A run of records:
########################################

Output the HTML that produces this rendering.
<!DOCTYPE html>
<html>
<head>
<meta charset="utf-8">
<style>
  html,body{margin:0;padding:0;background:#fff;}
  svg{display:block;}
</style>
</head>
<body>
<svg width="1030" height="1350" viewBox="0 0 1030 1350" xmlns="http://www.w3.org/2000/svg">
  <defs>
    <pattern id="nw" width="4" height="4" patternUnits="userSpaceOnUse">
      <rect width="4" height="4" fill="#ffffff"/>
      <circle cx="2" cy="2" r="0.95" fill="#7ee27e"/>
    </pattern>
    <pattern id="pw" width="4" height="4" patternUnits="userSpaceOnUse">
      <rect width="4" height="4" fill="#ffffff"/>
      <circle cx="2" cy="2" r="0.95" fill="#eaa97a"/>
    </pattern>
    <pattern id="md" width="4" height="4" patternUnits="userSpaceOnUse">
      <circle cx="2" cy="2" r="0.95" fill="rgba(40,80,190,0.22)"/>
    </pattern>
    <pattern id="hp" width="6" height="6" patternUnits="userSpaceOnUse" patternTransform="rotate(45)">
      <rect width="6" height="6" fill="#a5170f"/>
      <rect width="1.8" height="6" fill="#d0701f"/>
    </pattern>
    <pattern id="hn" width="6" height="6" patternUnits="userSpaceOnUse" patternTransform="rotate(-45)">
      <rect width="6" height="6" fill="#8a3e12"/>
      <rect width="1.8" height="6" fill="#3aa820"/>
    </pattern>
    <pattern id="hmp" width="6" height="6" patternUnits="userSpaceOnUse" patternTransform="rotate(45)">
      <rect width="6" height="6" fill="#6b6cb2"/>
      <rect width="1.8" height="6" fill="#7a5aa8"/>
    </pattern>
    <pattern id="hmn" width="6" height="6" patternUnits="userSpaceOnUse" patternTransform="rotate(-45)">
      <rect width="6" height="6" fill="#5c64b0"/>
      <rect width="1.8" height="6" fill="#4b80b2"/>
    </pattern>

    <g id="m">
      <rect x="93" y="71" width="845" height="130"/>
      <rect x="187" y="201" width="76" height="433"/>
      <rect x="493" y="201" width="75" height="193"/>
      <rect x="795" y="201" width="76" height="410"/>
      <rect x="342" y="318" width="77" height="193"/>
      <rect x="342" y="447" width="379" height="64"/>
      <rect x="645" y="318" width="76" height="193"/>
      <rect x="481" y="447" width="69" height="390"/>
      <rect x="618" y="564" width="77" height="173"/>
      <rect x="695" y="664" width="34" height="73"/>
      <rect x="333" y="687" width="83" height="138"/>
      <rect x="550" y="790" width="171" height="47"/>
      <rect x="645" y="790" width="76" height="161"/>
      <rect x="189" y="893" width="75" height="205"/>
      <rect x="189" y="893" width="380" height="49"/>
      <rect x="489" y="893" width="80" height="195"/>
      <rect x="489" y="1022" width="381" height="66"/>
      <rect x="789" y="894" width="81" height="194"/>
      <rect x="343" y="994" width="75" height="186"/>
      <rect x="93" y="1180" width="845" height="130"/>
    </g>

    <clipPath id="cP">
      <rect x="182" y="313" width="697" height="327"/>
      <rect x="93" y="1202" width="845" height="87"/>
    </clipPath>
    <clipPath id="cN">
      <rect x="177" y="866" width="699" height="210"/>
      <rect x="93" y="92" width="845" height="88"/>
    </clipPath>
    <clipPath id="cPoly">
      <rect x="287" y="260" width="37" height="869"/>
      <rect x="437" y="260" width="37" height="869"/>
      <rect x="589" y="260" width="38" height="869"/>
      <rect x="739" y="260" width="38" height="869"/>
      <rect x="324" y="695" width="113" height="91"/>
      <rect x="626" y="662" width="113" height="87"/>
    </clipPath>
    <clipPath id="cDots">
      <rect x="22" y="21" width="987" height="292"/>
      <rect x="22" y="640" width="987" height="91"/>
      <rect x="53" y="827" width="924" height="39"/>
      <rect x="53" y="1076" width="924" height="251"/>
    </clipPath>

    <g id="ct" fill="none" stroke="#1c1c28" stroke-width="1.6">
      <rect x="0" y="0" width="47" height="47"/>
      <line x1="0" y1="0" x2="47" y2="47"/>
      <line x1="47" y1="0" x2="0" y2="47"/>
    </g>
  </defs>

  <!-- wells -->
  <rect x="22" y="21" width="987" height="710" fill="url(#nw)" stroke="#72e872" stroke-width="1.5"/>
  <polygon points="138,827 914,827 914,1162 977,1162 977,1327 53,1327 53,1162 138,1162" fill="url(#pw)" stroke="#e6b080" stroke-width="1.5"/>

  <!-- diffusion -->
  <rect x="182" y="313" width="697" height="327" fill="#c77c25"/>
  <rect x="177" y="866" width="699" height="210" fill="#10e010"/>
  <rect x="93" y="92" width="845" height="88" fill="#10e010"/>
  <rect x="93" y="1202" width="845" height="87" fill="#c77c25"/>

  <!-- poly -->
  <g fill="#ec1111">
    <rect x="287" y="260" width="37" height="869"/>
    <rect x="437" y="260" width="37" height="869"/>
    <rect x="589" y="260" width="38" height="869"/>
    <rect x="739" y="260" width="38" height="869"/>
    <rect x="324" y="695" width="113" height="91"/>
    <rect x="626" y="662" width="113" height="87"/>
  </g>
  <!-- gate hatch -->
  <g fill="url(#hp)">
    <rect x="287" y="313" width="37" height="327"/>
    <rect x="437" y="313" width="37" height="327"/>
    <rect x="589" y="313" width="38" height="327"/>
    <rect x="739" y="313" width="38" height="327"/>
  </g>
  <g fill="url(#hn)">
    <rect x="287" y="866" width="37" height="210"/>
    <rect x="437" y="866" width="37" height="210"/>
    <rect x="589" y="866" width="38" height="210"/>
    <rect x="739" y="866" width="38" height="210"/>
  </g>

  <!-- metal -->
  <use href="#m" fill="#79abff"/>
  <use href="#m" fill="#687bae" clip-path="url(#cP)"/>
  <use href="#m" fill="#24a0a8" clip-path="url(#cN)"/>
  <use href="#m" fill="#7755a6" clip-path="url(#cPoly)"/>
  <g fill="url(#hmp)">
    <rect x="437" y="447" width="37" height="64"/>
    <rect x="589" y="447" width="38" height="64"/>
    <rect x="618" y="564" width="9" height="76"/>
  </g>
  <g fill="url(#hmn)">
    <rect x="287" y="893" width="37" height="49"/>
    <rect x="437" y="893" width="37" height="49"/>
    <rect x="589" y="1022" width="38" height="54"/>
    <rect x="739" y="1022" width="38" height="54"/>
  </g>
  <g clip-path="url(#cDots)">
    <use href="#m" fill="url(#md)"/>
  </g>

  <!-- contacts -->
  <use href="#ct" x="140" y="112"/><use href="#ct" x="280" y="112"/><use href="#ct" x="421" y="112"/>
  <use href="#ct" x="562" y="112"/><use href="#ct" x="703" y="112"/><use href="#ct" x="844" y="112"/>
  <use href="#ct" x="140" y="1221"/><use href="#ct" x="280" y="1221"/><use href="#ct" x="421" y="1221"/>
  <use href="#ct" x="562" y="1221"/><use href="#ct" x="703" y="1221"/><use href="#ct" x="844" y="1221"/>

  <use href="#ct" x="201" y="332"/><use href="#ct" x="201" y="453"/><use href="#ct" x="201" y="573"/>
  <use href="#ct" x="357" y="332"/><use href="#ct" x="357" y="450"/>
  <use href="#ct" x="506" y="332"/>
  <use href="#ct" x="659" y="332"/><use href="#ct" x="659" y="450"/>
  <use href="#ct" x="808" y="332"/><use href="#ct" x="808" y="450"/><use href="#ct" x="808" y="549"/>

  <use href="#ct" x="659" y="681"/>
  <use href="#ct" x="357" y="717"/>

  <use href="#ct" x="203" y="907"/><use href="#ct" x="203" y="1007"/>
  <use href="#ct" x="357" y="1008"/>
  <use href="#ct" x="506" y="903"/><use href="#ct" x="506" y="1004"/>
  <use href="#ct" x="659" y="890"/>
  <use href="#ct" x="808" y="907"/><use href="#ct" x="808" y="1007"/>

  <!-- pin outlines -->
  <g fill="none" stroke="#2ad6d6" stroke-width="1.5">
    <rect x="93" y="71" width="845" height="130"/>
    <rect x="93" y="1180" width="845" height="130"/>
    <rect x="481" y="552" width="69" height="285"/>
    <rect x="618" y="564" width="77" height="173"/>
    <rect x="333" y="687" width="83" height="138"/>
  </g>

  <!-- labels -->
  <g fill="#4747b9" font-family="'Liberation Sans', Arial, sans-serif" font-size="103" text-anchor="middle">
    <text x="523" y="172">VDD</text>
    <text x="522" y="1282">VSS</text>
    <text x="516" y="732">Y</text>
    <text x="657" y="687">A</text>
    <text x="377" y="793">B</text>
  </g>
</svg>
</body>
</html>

########################################

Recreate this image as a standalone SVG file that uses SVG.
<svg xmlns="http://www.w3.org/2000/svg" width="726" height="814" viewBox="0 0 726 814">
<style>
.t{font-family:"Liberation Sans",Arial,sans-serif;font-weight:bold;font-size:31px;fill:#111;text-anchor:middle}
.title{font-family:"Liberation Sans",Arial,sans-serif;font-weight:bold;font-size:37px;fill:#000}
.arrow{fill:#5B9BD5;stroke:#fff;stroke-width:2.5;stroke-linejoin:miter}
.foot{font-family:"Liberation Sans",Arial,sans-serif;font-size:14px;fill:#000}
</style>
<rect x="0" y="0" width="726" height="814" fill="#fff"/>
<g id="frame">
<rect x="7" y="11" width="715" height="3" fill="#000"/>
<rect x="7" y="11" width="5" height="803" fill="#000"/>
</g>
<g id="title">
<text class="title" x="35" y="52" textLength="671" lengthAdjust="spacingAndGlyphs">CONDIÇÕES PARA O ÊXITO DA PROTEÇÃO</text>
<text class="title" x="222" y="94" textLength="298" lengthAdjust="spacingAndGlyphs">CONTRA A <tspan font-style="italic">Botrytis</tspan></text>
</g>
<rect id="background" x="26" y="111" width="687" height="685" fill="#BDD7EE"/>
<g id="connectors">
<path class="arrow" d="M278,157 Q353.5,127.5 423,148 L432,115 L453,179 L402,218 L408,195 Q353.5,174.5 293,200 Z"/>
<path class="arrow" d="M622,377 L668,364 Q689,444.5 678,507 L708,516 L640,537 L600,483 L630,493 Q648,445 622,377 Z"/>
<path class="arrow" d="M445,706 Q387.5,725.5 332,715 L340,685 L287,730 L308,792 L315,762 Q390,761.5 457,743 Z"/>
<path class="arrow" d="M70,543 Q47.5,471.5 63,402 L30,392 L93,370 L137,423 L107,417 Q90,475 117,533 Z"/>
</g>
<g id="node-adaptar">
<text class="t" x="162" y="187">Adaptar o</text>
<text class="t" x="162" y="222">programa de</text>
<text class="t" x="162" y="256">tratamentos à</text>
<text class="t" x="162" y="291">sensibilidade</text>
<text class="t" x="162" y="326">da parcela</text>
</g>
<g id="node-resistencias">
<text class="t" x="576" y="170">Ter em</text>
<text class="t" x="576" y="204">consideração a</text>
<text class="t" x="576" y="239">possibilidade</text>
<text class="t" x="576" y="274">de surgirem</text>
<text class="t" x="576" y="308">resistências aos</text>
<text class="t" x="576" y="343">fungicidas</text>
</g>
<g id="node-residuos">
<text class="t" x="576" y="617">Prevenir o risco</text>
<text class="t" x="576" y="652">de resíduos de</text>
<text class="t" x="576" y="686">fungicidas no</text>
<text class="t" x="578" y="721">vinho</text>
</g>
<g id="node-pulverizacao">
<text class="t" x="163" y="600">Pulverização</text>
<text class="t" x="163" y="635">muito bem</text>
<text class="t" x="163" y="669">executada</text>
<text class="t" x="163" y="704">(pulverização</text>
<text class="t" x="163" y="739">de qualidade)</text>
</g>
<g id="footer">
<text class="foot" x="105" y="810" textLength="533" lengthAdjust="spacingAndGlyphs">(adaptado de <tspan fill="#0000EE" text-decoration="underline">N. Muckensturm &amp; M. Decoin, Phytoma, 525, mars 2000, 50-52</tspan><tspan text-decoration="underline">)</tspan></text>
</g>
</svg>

########################################

EXERCISE TASK
Search the preceding listing for the word "this" and pull out every line that holds it.

WRITTEN ANSWER
Output the HTML that produces this rendering.
Recreate this image as a standalone SVG file that uses SVG.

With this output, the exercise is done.